In one of my earlier posts (actually from quite a while ago already), I have laid out how complex HR has become and what kind of different asks, topics, areas of responsibility came into HR and bloated this function. It is massive and not everything that was placed into HR belongs into HR – but that is a story I have already written. Today I want to focus on a different issue with a similar outcome – topics and responsibilities that HR decided to take on, decided it needs to take on.
How many HR policies do you have in your organization? How long do you need to read through all of them? – or what can you do without asking HR for permission today as a people manager? I guess not much? I just recently had a conversation with some of the leading HR SaaS vendors and what they call leading processes. These leading processes are still a self-fulfilling prophecy about what HR wants to hear, wants to do and believes is responsible for instead of rethinking people processes and transforming them in to the 21st century.
Let me give you an example: Organization Management. Leading practice is supposed to still be that an HR Business Partner or similar checks and approves a new position that a manager creates. How can that be? – why is HR involved in this process in any other way than the pure back-office to make sure that all next steps are triggered correctly? Why does HR believes it owns the people costs? Does in your organization Finance approve every expense that a manager has? Does Finance own the money of the company – or do they manage it only?
I strongly believe that although we have transformed HR probably more than any other function (this topic is going on since 1997 when Dave Ulrich started all of this) in the recent years, we did not truly change anything:
- We have implemented Shared Service Centers to take on the back-office – but we did not revolutionize the back-office processes itself…
- We have installed self-services “to empower people manager” – but in the end we just ask them to do the admin work of completing forms…

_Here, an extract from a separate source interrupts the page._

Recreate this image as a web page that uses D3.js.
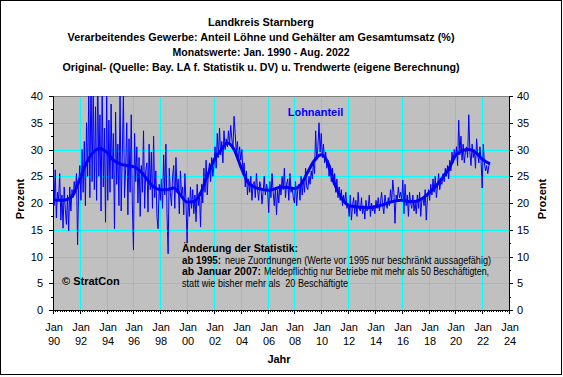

- We have done away with HR Generalists and installed HR Business Partners – but in the end we just renamed them, did not change the what, how and why of their work
- We have saved millions of $ in the HR function – but today less HR people do more work and we still did not truly enable the main part of this Transformation Business Case which is the workforce
Of course, my above statements are not true to 100% of the companies and HR functions out there, but I am sure that at least two statements are true for the majority of HR departments. So what are we doing now? – is this what companies want and need? Is this what employees and people managers want and need?
Ok, let’s not really ask the “want” part of the questions, and focus on the “need”. We as HR need to scrutinize each and every HR process and have to ask us two questions:
- Does that HR process and/ or policy add any value to the company or the workforce? – and if the answer is no, just stop it, cut it out
- If the answer is yes, ask the question: Does the way we execute this process differentiate us from our competition? – and if the answer is no, just cut it out and ask a specialized best of breed vendor to take it on for you
And everything that is then still left in HR and in your company: Simplify, streamline and ask what HR’s value add in that process is. I tell you, most processes will just run fine without HR interference. I am myself an HR Pro and I believe that sometimes we take us and our function to serious and important. Let’s jointly cut it out and simplify our, our colleagues’ and the whole company’s life every day. Let’s be only where we need to be, not where we want to be.